Аскеза сама по себе — не упражнение для улучшения общей нравственности, не то, что приблизит ко Христу или делается ради Него, но то, что заставит говорить с самим собой и с Богом сугубо по делу.

Такое понимание аскезы до смешного противоположно стремлению к безопасной и полезной нравственному облику практике. Заявишь, что аскетические упражнения ценны сами по себе, — почти наверняка прослывешь «не встретившим Христа» фарисеем. Несмотря на эту чудовищную опасность, я считаю, что пост и аскетическое упражнение — это попытка привнести «пограничное» переживание в жизнь, где такое переживание отсутствует, и оно очевидно ценно само по себе.

Что не так с современной аскезой

Сильно упростив, исторический путь аскетических ограничений можно представить так:

  • сначала возникает некая индивидуальная аскеза, экстатический опыт, очень короткий и интенсивный, трансформирующий личность;
  • потом идея аскетического ограничения идет в массы и получает умеренные правила, регламентацию, адаптируется к обывателю, растягивается во времени и теряет всякую силу для личностной трансформации;
  • далее все стараются понять, а что не так с нашим умеренным и спокойным постом, пытаются осознать, в какой момент все сломалось. Ответ предполагает, что проблема связана с недостаточной праведностью постящегося, и любое ограничение начинает цениться настолько, насколько способствует нравственному развитию. В итоге получается свод усредненных правил и призыв быть более ответственным с нравственной точки зрения.

Если этическая работа возможна только на постоянной основе, то тяга к «пограничному» осмыслению своей жизни всегда должна быть срочной. Перестав есть, мы медленно умираем. Решив побыть в одиночестве, мы умираем социально. Продолжи мы практику древних постов на постоянной основе — мы умрем, и на каком-то глубоком уровне сознания мы начинаем понимать, что стоим на этом пути к смерти. Мы как будто прикасаемся к своему возможному будущему, на время, совсем ненадолго, но так, чтобы этого было достаточно для столкновения с нашей конечностью. И мы должны в какой-то момент остановиться, чтобы действительно не умереть.

Современная аскеза (пост в том числе) настроена либо на безопасность исполнения и нравственную пользу, либо на сложившуюся традицию и послушание ей.

Непосредственно тот опыт, который несет для личности осознанное ограничение жизненных потребностей, испаряется под рациональной или традиционной канвой. Поэтому и попытки уставного поста и эпизодические попытки «не есть человеков» в определенные периоды, скорее всего, принесут разочарование в целом. И авторитет, и нравственность должны быть интегрированы в личность, но не имеют к посту непосредственного отношения.

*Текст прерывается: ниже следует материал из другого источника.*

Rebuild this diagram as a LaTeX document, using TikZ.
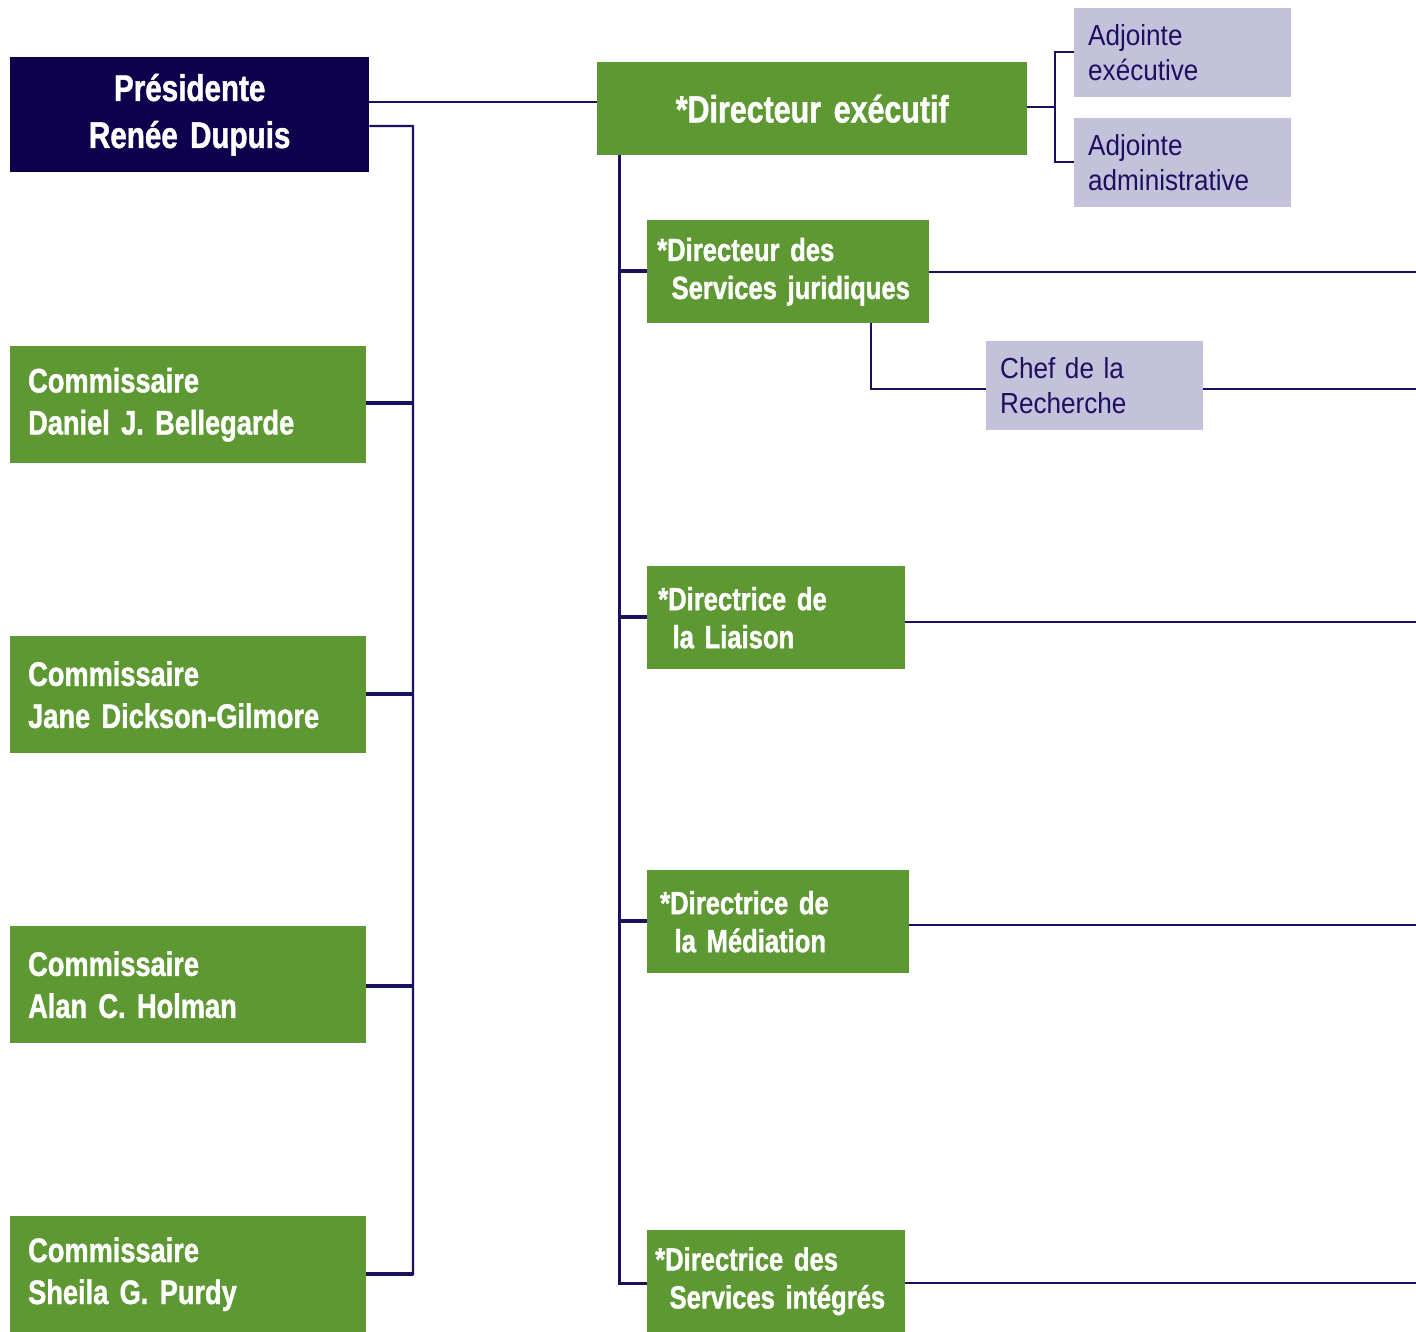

В конце концов, для существенных нравственных изменений необходим опыт выхода из обыденности. Такой опыт может быть весьма опасным. А ничто опасное не должно проникать в современную жизнь разумных человеческих существ. Такова установка современной умеренной, разумной жизни, в том числе умеренного христианства. Разум научился жить осторожно, но пока не понял, из-за чего все не работает и выходит из-под контроля. 

Те духовно опытные люди, кому я высказывал мысли о том, что главное в посте «пограничные переживания», считали, что до добра такая практика не доведет. Будет, как в 90-х: люди запостятся до язв желудков, получив не опыт выхода из обыденности, а опыт гастроскопии. А какой-нибудь маме с несколькими детьми, от которой требуют поста перед таинством, только и дела, что до просветления экзистенции… Обычные христиане хотят стараться меньше времени просиживать в соцсетях и не раздражаться по пустякам, никакого запроса на близость «пограничных ситуаций» через аскетический опыт ни у кого нет. Даже у тех, кто понимает, о чем идет речь.

Кадр из мультфильма «Маленький принц», режиссер Марк Осборн

И, похоже, что духовно опытные люди правы. Надеюсь, что эти размышления о посте пройдут мимо тех, кому не до них, а заметят мой текст только те, кто, как и я, ощущает за этой практикой нечто большее, чем исторически обусловленный повод подумать о добрых делах или научиться послушанию.

Практика самостоятельного ограничения недооценивается в эпоху рациональности и стремления к безопасности всего на свете. Для меня актуален вопрос, а не уходит ли жизнь из всякой религиозной практики из-за этого стремления к безопасности и иерархии. Ведь Маленький принц прилетает со своей планеты поговорить с такими, как Экзюпери, не в тишину дома, а в пустыню, в момент трудности и одиночества.